Tiresias knows that this event will take place since he has the power of foreknowledge and he knows how that woman will feel because he too has, “foresuffered all / Enacted on this same divan or bed” (Eliot, 243-244). Prophecy in “The Waste Land,” is a curse: all you will see in the future are repetitions.
- DEATH BY WATER
Part IV, “Death By Water,” being only nine lines long, is the shortest section of the poem but it is crucial to the poem’s narrative structure and the themes of sacrifice and resurrection. Though Phlebas, “the drowned Phoenician sailor,” is referred to by Madame Sosostris, a fortune teller we meet in Part I, and is reminiscent of Mr. Eugenides in Part III, his importance is in his placement in the narrative as it brings a loose anthropological or mythological structure to the poem (Eliot, 55). Phlebas’ death is archetypal of the sacrifice of Jesus on the Cross, and of every hero’s sacrifice which is preceded by salvation.
- WHAT THE THUNDER SAID
Finally, in Part V, “What the Thunder Said,” the thunder, which signals the coming of rain, and of life, is represented by the syllable, “DA,” (Eliot, 401; 411; 418). Following all three strikes of thunder are the Sanskrit words: “Dattta” which means ‘give,’ “Dayadhvam” which means ‘sympathize’ or ‘mercy’ and “Damyata” which means ‘self-control’ or ‘restraint’ (Eliot, 402;412;419). Eliot is alluding, in this section, to a story from the Upanisads, a Hindu text dating from the ninth century BCE.

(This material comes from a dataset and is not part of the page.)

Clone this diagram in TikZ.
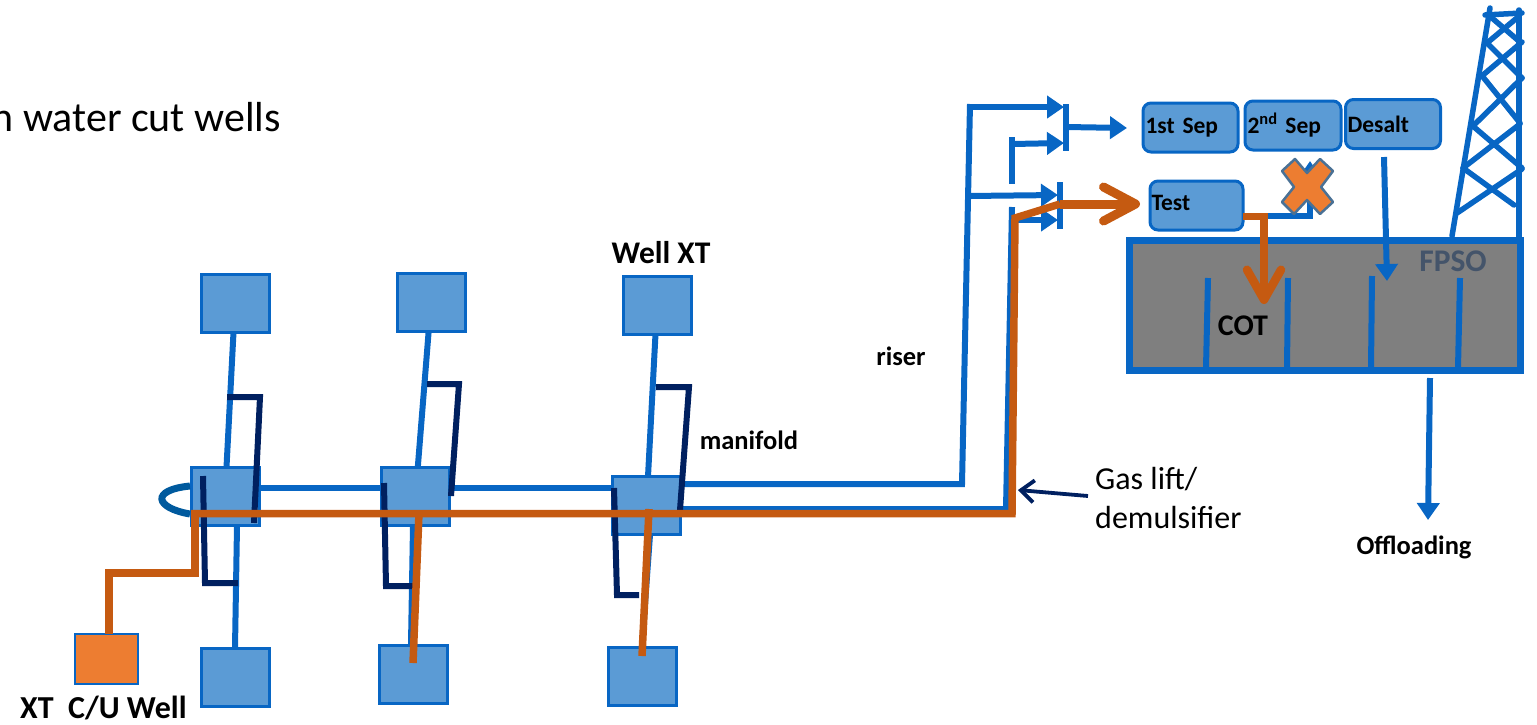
\documentclass[tikz,border=0pt]{standalone}
\usepackage{fontspec}
\setmainfont{Carlito}
\usetikzlibrary{arrows.meta}
\definecolor{pipe}{HTML}{0866C4}
\definecolor{boxfill}{HTML}{5B9BD5}
\definecolor{navyline}{HTML}{002060}
\definecolor{oline}{HTML}{C55A11}
\definecolor{ofill}{HTML}{ED7D31}
\definecolor{loopblue}{HTML}{005A9E}
\definecolor{fpsotext}{HTML}{44546A}
\definecolor{hullgray}{HTML}{7F7F7F}
\definecolor{xedge}{HTML}{4A7195}
\tikzset{
  wellbox/.style={draw=pipe,fill=boxfill,line width=3pt,minimum width=68pt,minimum height=58pt,inner sep=0pt,outer sep=0pt},
  sepbox/.style={draw=pipe,fill=boxfill,line width=3pt,rounded corners=8pt,minimum height=49pt,inner sep=0pt,outer sep=0pt,text width=90pt,align=left,font=\bfseries\fontsize{23.5}{26}\selectfont},
  bluepipe/.style={draw=pipe,line width=6pt},
  navypipe/.style={draw=navyline,line width=6pt},
  orangepipe/.style={draw=oline,line width=7.5pt},
  bluearrow/.style={draw=pipe,line width=6pt,-{Triangle[length=17pt,width=22pt]}},
  tower/.style={draw=pipe,line width=5.5pt,line cap=round},
  boldlabel/.style={font=\bfseries\fontsize{#1}{#1}\selectfont,inner sep=0pt},
}
\begin{document}
\begin{tikzpicture}[x=1pt,y=-1pt]
\useasboundingbox (0,0) rectangle (1537,724);
% well boxes
\node[wellbox] (w1) at (235,303.5) {};
\node[wellbox] (w2) at (431,302) {};
\node[wellbox] (w3) at (657,305.5) {};
\node[wellbox] (m1) at (225,496) {};
\node[wellbox] (m2) at (415.5,496) {};
\node[wellbox] (m3) at (646.5,505) {};
\node[wellbox] (b1) at (235,677) {};
\node[wellbox] (b2) at (413.5,674) {};
\node[wellbox] (b3) at (642,676.5) {};
\node[draw=pipe,fill=ofill,line width=2.5pt,minimum width=63pt,minimum height=50pt,inner sep=0pt,outer sep=0pt] (cu) at (106.5,659) {};
% labels
\node[anchor=east,inner sep=0pt,font=\fontsize{42}{42}\selectfont] (title) at (281,117) {n water cut wells};
\node[boldlabel=31.5] (lxt) at (661,253) {Well XT};
\node[boldlabel=26.5] (lriser) at (901,356) {riser};
\node[boldlabel=26.5] (lman) at (749,440) {manifold};
\node[boldlabel=32,anchor=west] (lcu) at (20,708) {XT\ \ C/U Well};
\node[anchor=west,inner sep=0pt,align=left,font=\fontsize{32}{39}\selectfont] (lgas) at (1095,498) {Gas lift/\\demulsifier};
\node[boldlabel=26.5] (loff) at (1414,547) {Offloading};
% blue flowlines
\draw[bluepipe] (w1) -- (m1);
\draw[bluepipe] (w2) -- (m2);
\draw[bluepipe] (w3) -- (m3);
\coordinate (m1s) at (237,526);
\coordinate (m2s) at (413,526);
\coordinate (m3s) at (650,535);
\draw[bluepipe] (m1s) -- (b1.north);
\draw[bluepipe] (m2s) -- (411,644);
\draw[bluepipe] (m3s) -- (642,646);
\draw[draw=loopblue,line width=7pt] (190,486) .. controls (150,490) and (155,508) .. (190,514);
\draw[bluepipe] (m1.east |- 0,488) -- (m2.west |- 0,488);
\draw[bluepipe] (m2.east |- 0,488) -- (m3.west |- 0,488);
% risers and headers
\coordinate (r1a) at (962,484);
\coordinate (r1t) at (970,104);
\coordinate (r2a) at (1006,509);
\coordinate (r2t) at (1012,207);
\draw[bluepipe] (m3.east |- 0,484) -- (r1a) -- (r1t);
\draw[bluepipe] (m3.east |- 0,509) -- (r2a) -- (r2t);
\draw[bluepipe] (1012,137) -- (1012,184);
\coordinate (bar1t) at (1066,104);
\coordinate (bar1b) at (1066,151);
\coordinate (bar2t) at (1060,182);
\coordinate (bar2b) at (1060,229);
\draw[bluepipe] (bar1t) -- (bar1b);
\draw[bluepipe] (bar2t) -- (bar2b);
\draw[bluearrow] (970,107) -- (1064,107);
\draw[bluearrow] (1012,144) -- (1064,143);
\draw[bluearrow] (968,196) -- (1058,195);
\draw[bluearrow] (1012,220) -- (1058,220);
% separators
\node[sepbox,minimum width=95pt,text width=90pt] (sep1) at (1190.5,127.5) {\raisebox{3pt}{1st Sep}};
\node[sepbox,minimum width=96pt,text width=91pt] (sep2) at (1293,125.5) {\raisebox{2pt}{2\textsuperscript{nd} Sep}};
\node[sepbox,minimum width=95pt,text width=91pt] (desalt) at (1393,124) {Desalt};
\node[sepbox,minimum width=93pt,text width=90pt] (test) at (1196.5,205.5) {\raisebox{6pt}{Test}};
\draw[bluearrow] (1066,127) -- (1127,128);
% FPSO hull
\node[draw=pipe,fill=hullgray,line width=6.5pt,minimum width=391pt,minimum height=130pt,inner sep=0pt,outer sep=0pt] (hull) at (1325,305.5) {};
\node[boldlabel=31.5,text=fpsotext] (lfpso) at (1453,261) {FPSO};
\node[boldlabel=30] (lcot) at (1243,326) {COT};
\draw[bluepipe] (1208,278) -- (1206,368);
\draw[bluepipe] (1288,278) -- (1287,368);
\draw[bluepipe] (1372,276) -- (1371,368);
\draw[bluepipe] (1460,278) -- (1458,368);
% blue arrows
\draw[bluearrow] (test.east |- 0,216) -- (1310,216) -- (1310,161);
\draw[bluearrow] (1384,157) -- (1387,281);
\draw[bluearrow] (1430,378) -- (1428,520);
% X mark
\draw[fill=ofill,draw=xedge,line width=2.5pt,line join=round] (1295,159) -- (1307,173) -- (1320,159) -- (1333,171) -- (1321,187) -- (1333,202) -- (1320,214) -- (1307,200) -- (1294,214) -- (1282,202) -- (1294,187) -- (1282,171) -- cycle;
% navy jumpers
\draw[navypipe] (227,397) -- (260,397) -- (254,523);
\draw[navypipe] (427,384) -- (459,384) -- (451,496);
\draw[navypipe] (656,387) -- (689,387) -- (680,510);
\draw[navypipe] (203,476) -- (205,583) -- (238,583);
\draw[navypipe] (384,483) -- (386,586) -- (413,586);
\draw[navypipe] (614,488) -- (617,595) -- (639,595);
% tower
\draw[tower] (1452,236) -- (1490,8);
\draw[tower] (1519,237) -- (1519,10);
\draw[tower] (1485,15) -- (1522,13);
\draw[tower] (1492,18) -- (1520,42);
\draw[tower] (1518,17) -- (1487,43);
\draw[tower] (1487,43) -- (1522,78);
\draw[tower] (1522,42) -- (1483,75);
\draw[tower] (1483,77) -- (1520,123);
\draw[tower] (1522,78) -- (1474,125);
\draw[tower] (1474,127) -- (1522,168);
\draw[tower] (1520,124) -- (1463,168);
\draw[tower] (1463,168) -- (1514,205);
\draw[tower] (1522,169) -- (1457,213);
% gas lift / chemical line
\coordinate (of1) at (1012,513.5);
\coordinate (of2) at (1015,218);
\coordinate (of3) at (1060,204);
\coordinate (testin) at (1140,204);
\draw[orangepipe,line join=miter] (m1.west |- 0,513.5) -- (of1) -- (of2) -- (of3);
\draw[oline,line width=9pt,-{Straight Barb[length=32pt,width=34pt,round]}] (of3) -- (testin);
\draw[oline,line width=7pt] (test.east |- 0,216) -- (1264,216);
\draw[oline,line width=8.5pt,-{Straight Barb[length=30pt,width=34pt,round]}] (1264,213) -- (1264,304);
\draw[orangepipe] (cu.north -| 109,0) -- (109,573) -- (195,573) -- (195,513);
\draw[orangepipe] (419,513) -- (413,663);
\draw[orangepipe] (649,509) -- (642,656);
% pointer
\draw[navyline,line width=3.8pt,-{Straight Barb[length=13pt,width=22pt]}] (lgas.west |- 0,496) ++(-7,0) -- (1018,490);
\end{tikzpicture}
\end{document}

The story Eliot alludes to is called the “Brihadaranyaka Upanisad,” which tells of Prajāpati and the three kinds of children he had, “gods, humans and demons”. All three groups of his children were also his students, and when their education had been completed, each group asked Prajāpati, “Sir, say something to us” (Upanisads, 73). To each group Prajāpati replied, “Da.” Prajāpati then asked each group whether or not they had understood what he meant; each group replied, “Yes, we understood” (Upanisads, 73). And each group, “gods, humans, and demons,” then went on to say that they heard something entirely different from the other groups. The gods heard “dāmyata;” men heard “datta;” and the demons heard, “dayadhvam” (Upanisads, 73). And to every group, Prajāpati, upon hearing the different answers, replied, “Yes, … you have understood” (Upanisads, 73).
Through this allusion, Eliot turns his poem into a work of universal theology where the three principal virtues are “datta,” “dayadhvam,” and “damyata”; Give, Sympathize, Self-Control (Eliot, 470). Eliot, in the final line, goes on to surprise the reader, further, by quoting a Vedic mantra, “Shantih shantih shantih” (Eliot, 434). As Eliot points out in his footnotes to the poem, this Sanskrit word does not have an English equivalent, but can roughly be translated as ‘incomprehensible peace’ (Ellman and O’Clair, 470).
Works Cited
Eliot, T.S.. “The Waste Land.” The Norton Anthology of Modern Poetry, edited by Richard Ellmann and Robert O’Clair, W. W. Norton, 1973, pp. 457-471.
Upanisads. Translated by Patrick Olivelle, Oxford University Press, 2008.